Me Omar Yahia , MARDI 23 OCTOBRE 2018

Accompagner et expliquer ? Ordonner et sanctionner ? Il semble que le législateur ait choisi.

Les établissements disposent en moyenne d’un délai compris entre un et trois ans pour instituer les 22 règles édictées et annexées à l’arrêté du 14 septembre 2018.

Sur la quasi-impossibilité technique de les mettre en œuvre dans le délai imparti, le lecteur sera rassuré (ou non) de savoir que chacun est logé à la même enseigne, et pas uniquement les établissements de santé.

Avant d’appliquer ces règles, encore faut-il les comprendre. Cédric Cartau considère à cet égard qu’une « bonne partie des mesures techniques précisées sont tout simplement impossibles à interpréter, sans parler de leur application ».

C’est le sens de la jurisprudence du Conseil constitutionnel qui a considéré à plusieurs reprises que l’objectif de valeur constitutionnelle d’accessibilité et d’intelligibilité de la loi devait guider l’action du législateur, outre le fait que cet objectif représente un des éléments de l’exigence de sécurité juridique.

Des esprits joueurs pourraient choisir de contester cet arrêté devant le Conseil d’État, notamment au motif que ce texte n’est pas compréhensible par ses destinataires, en invoquant la violation de cet objectif.
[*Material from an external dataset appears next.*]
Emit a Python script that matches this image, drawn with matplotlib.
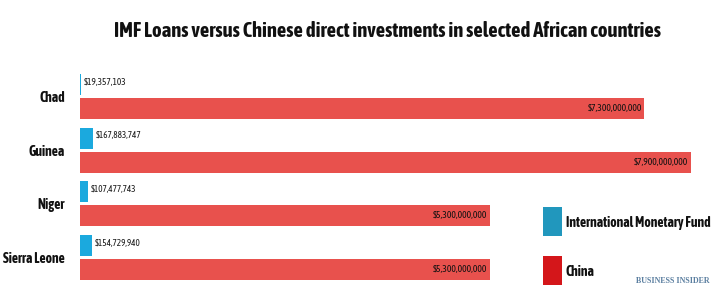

C’est une piste de réflexion.

Dans un tout autre esprit, la DSSIS pourrait produire une note clarifiant les expressions nébuleuses telles que « pourcentage des ressources administrées dont l’administration est réalisée à partir d’un compte non spécifique d’administration », etc.

Cette démarche serait sans doute plus constructive qu’une contestation contentieuse.

Alors, qui est OSE ? Pour répondre aux questions de mon éminent coauteur, il convient d’examiner la directive (UE) 2016/1148 du Parlement européen et du Conseil du 6 juillet 2016, laquelle définit l’OSE en son article 4. 4. dans les termes suivants : « une entité publique ou privée dont le type figure à l’annexe II et qui répond aux critères énoncés à l’article 5, paragraphe 2 ».

Et que dit l’annexe II ? Elle distingue successivement les OSE par secteur, sous-secteur et type d’entités.

La messe est dite.

Tous les établissements sont concernés, c’est-à-dire « toute personne physique ou morale ou toute autre entité qui dispense légalement des soins de santé sur le territoire d’un État membre ». C’est la première condition.

Et que dit l’article 5. 2. ? Il prévoit trois sous-conditions cumulatives, dans les termes suivants :

« Les critères d’identification des opérateurs de services essentiels visés à l’article 4, point 4, sont les suivants :

a) une entité fournit un service qui est essentiel au maintien d’activités sociétales et/ou économiques critiques ;

b) la fourniture de ce service est tributaire des réseaux et des systèmes d’information ; et

a) un incident aurait un effet disruptif important sur la fourniture dudit service. »

C’est la seconde condition.

« Quelle sera la marge d’appréciation de la directive ? », nous demande Cédric Cartau. Le texte est-il incitatif ou coercitif ?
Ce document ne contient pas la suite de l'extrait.